Saturday, March 28, 2020

BLM Trail 404, North Loop, Sloan Canyon National Conservation Area, NV

Hiked Friday, March 6. Who'd have thought that this would likely become my last weekend of hiking for the foreseeable future?

Trail 404 is indicated as a loop that starts at the Shadow Canyon Trailhead in Henderson, and runs over Black Mountain. From the trailhead, the south end of the loop is the more frequently traveled. From the top of the detention basin near the trailhead, it's the first indication for Trail 404. I have hiked that trail twice.
The area trail map at the detention basin and other BLM documents indicate that there is supposed to (or at least, is proposed that) this trail be a loop.

On my last trip up to the top, I did see one Trail 404 indicator on the "other" side of Black Mountain, but I did not see much evidence of an actual trail heading back down. With darkness encroaching, I elected not to try the unexplored way back down in the dark, and returned the way I came.
In February, on a late afternoon, I spent an hour or so at the lower end of the trail, seeing if I could follow the northern loop. After some misfires, I did locate the trail, and followed it far enough to at least get some altitude, before darkness fell.

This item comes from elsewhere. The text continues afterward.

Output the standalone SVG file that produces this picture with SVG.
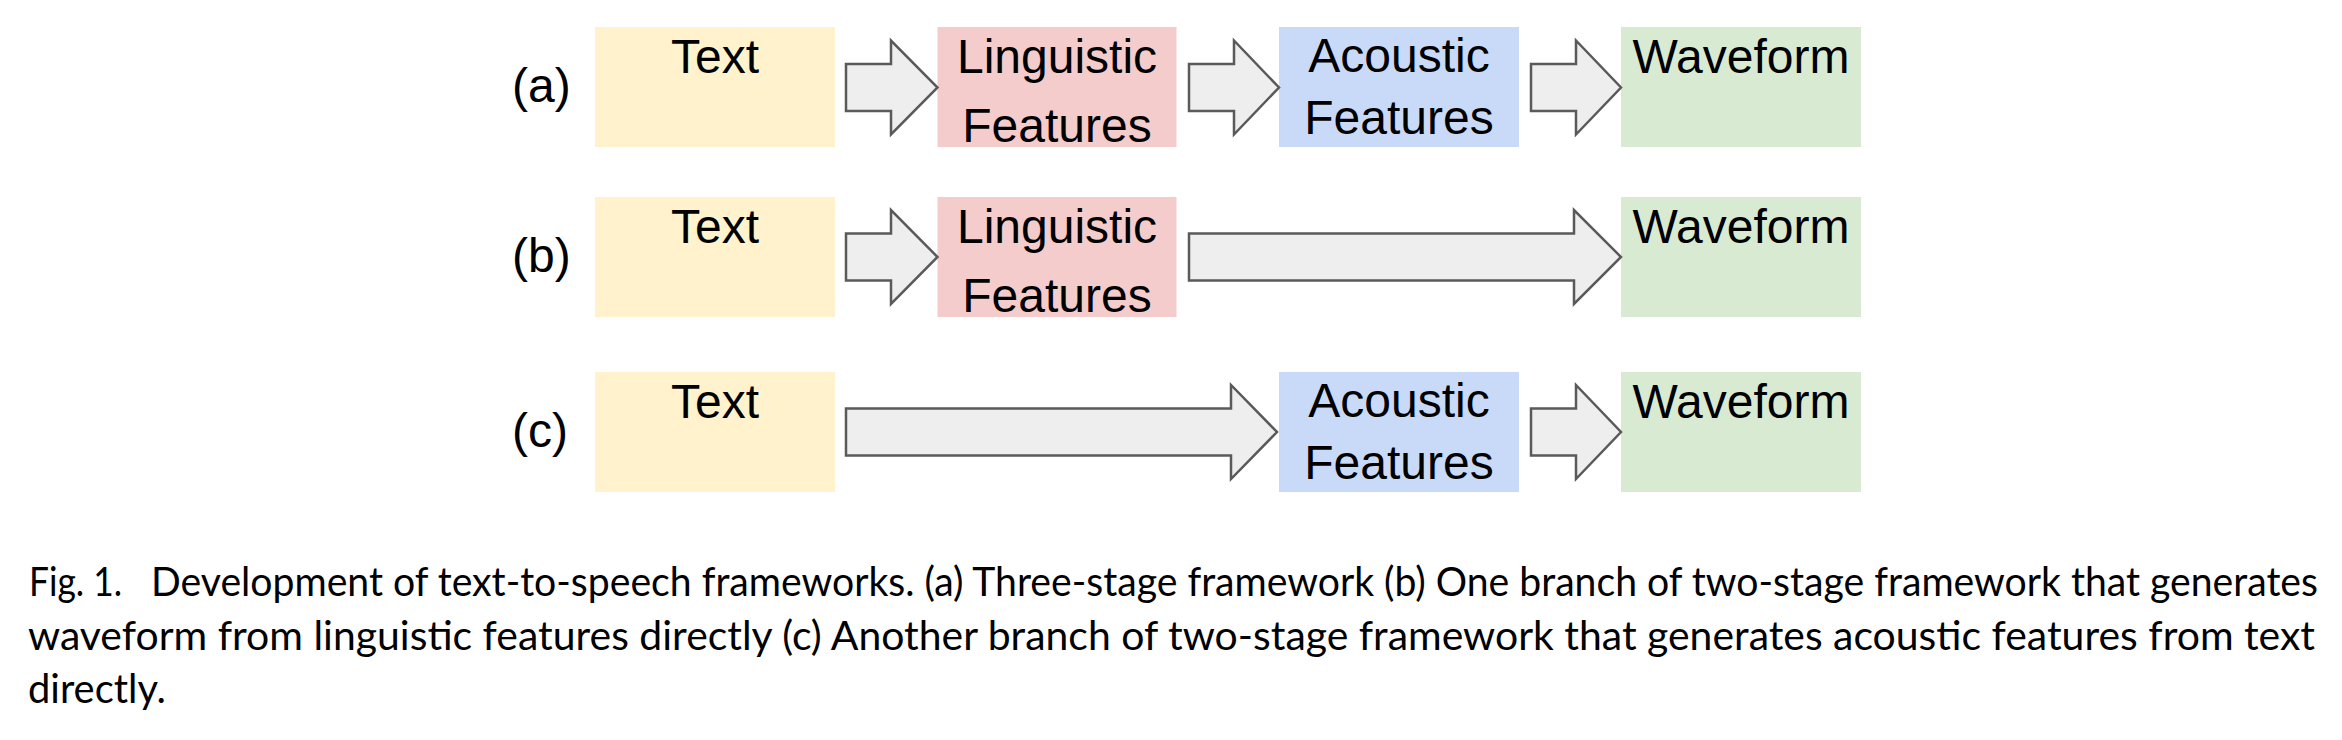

This time around, I had a bit more time, though I was still starting in late afternoon, after my drive up from the Los Angeles area. Still, I thought I'd have enough time to make it to the top, if the trail did exist. This turned out to be overly optimistic.
The north loop starts almost at the end of the concrete apron at the top of the detention basin. From that marked trailhead, you stick to your left, staying mostly out of the actual wash bottom, until you cross over the wash, maybe 3/4 of a mile up. You get quite close to the two large water tanks, but you do not attain the ridge on which they are located.
On the day I hiked, there were some flowers in bloom: phacelia and probably sun cups. They were common, but by no means a carpet. I think they probably got somewhat denser, but still not a carpet. It doesn't look like the soil would be conducive to a thick bloom.
The northern route is a LOT tougher than the southern route. While much of the southern route is flat, wide, and/or a an easy path to walk, this is true of nearly none of the northern route. Instead, it's narrow, rock-strewn, and steep. Lots of uneven landscape to cover.
From the first picture in this post, you're generally going to approach from the left, along that ridge, except for the earlier part, where you're first running to the left of the lower wash. By contrast, although not obvious in this picture, the southern route runs, not level but easily, until the final push.
As you start the climb on this northern route, there's a pretty serious canyon to your left, which you don't get that close to, but you could certainly peak into. The broadcast towers of what people normally think of as Black Mountain are, first above and to your left, then level with you, then well below you.
Relative handful of Joshua tree as you gain altitude, too.

Good views to your west and south, but your view to the east and west is largely blocked by the mountain your are climbing.
By the time I got up there, the sun was no longer shining on the Ivanpah solar complex, so no idea at what point that comes into view. But the mountains certainly looked nice.

After two hours of hiking, I was still what I assumed to be at least half an hour from the top. The sun was getting low, and I was going to be late getting back to my wife, so I turned around, well short of the top.
By contrast, two hours put me at the top when I came from the southern end. Can't say for sure if my conditioning was identical, but my feeling is that, yes, the northern side is a lot tougher going up. It's also a lot tougher coming down; I fell on my butt several times in the dark.

One of these days, I may again try this approach, when I'm sure I have the time. But I'm in no hurry to repeat this hike. The southern loop is definitely preferable.